Il vero successo del Presidente francese, però, è nella capacità di regolare l’agenda politica della Repubblica. Macron ha dimostrato un tempismo geniale quando il 9 giugno ha convocato le elezioni parlamentari dopo il trionfo del Rassemblement National alle elezioni europee. Un azzardo che, dato che in politica - come nella vita - contano più le aspettative della realtà, ha portato a un risultato che sostanzialmente obnubila il successo alle europee dei nazionalisti francesi. Sono loro i veri sconfitti. Una débâcle che non è la fine di un movimento che si è espanso molto e che sta cercando di moderarsi su molti temi, integrando nelle sue fila molta classe dirigente che proviene dalla destra conservatrice e moderata classica.

Quali possibilità abbiamo di avere una Francia a sostegno di un’Europa più unita?
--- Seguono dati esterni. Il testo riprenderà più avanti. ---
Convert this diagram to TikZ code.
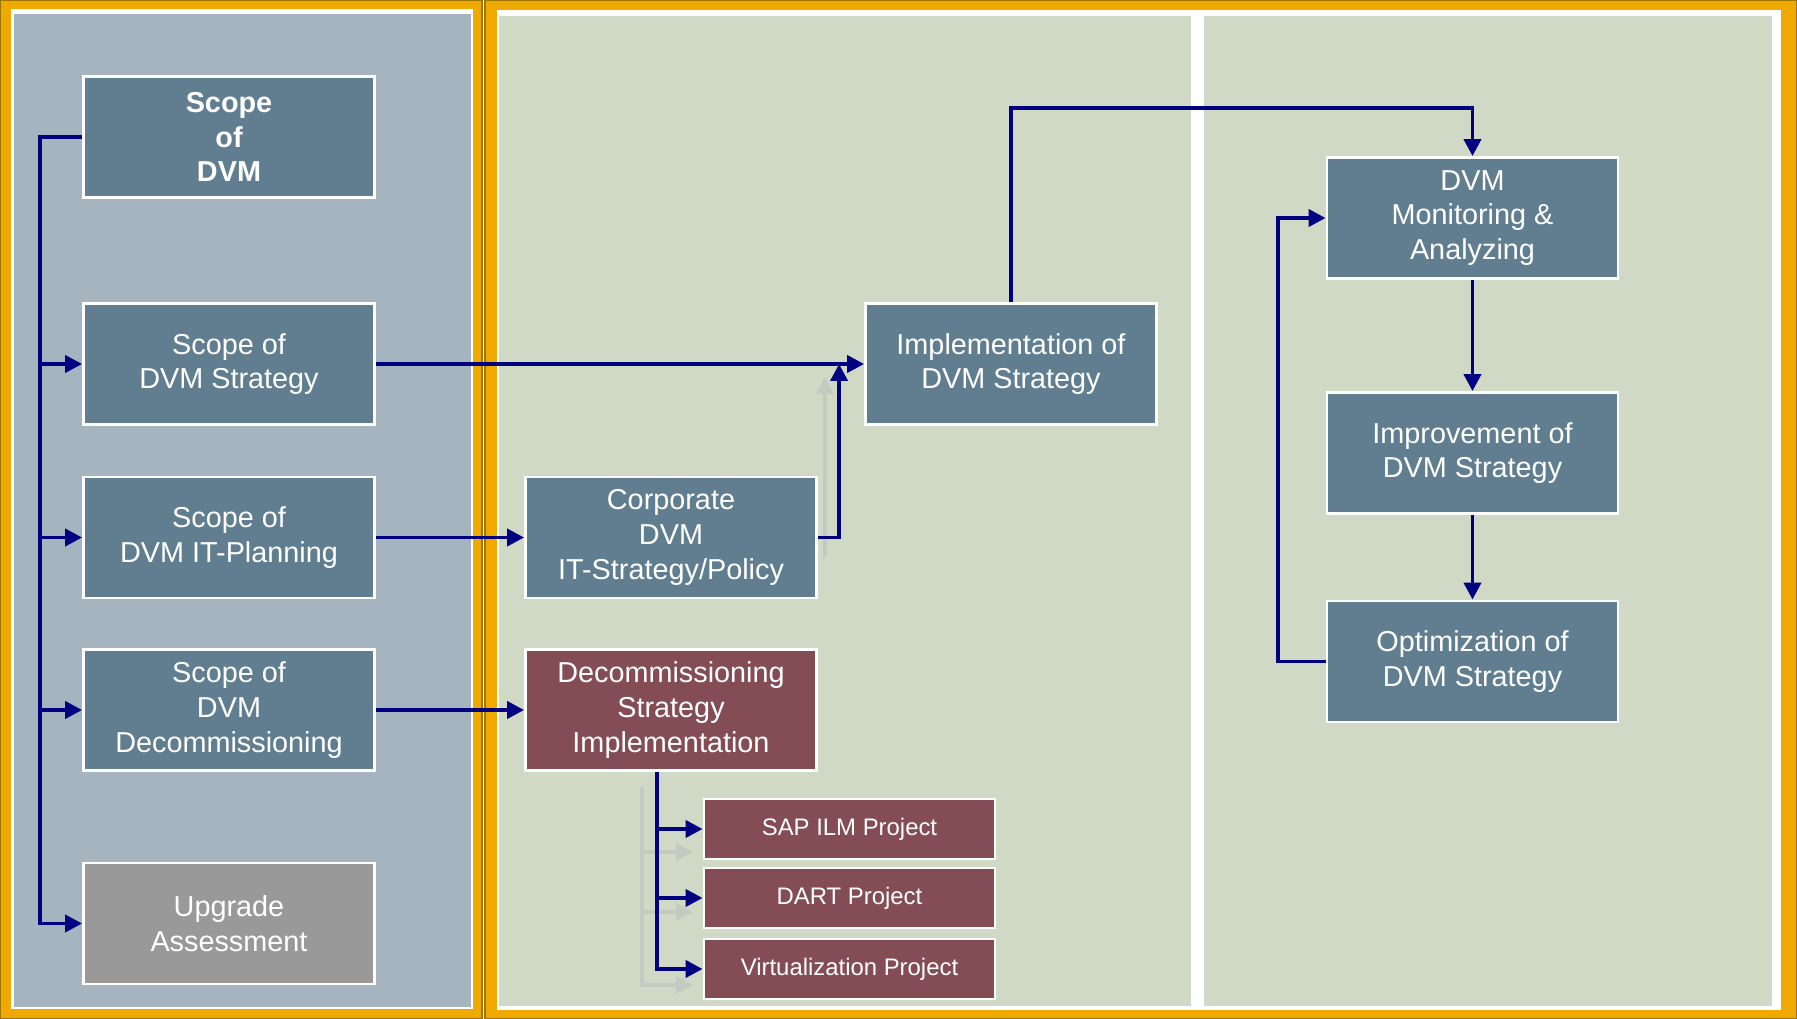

In primo luogo, dobbiamo capire quale sarà il governo che Emmanuel Macron vorrà creare: qualsiasi coalizione (di sinistra con la desistenza del centro, di centro con la desistenza della sinistra, di “grande coalizione” dai Socialisti ai Repubblicani) rischia di logorarsi e di logorare lo stesso Macron. Dall’altro lato, il risultato delle elezioni lascia il pallino del gioco nel campo dell’Eliseo. Macron creerà un governo che sosterrà le urgenze del processo di integrazione europea o nicchierà per la paura della crescita continua degli estremi?

In secondo luogo, dobbiamo vedere se Bardella e Le Pen capiranno, come capì Chirac nel corso dei primi anni ‘90, che il pragmatismo dell’integrazione europea è necessario anche per gli interessi dei francesi. La moneta unica, a cui il Presidente Chirac era violentemente contrario nel corso degli anni ‘80, fu accolta per mere ragioni pratiche. Un bilancio comune stabilmente più grande, una politica fiscale più coesa e una politica industriale che favorisce campioni europei sono tutte scelte pratiche che convengono ai cittadini, alle imprese e allo Stato francese. Sarà il pragmatismo dell’Europa di Monnet a completare la de-diabolizzazione dei lontanissimi eredi di Vichy?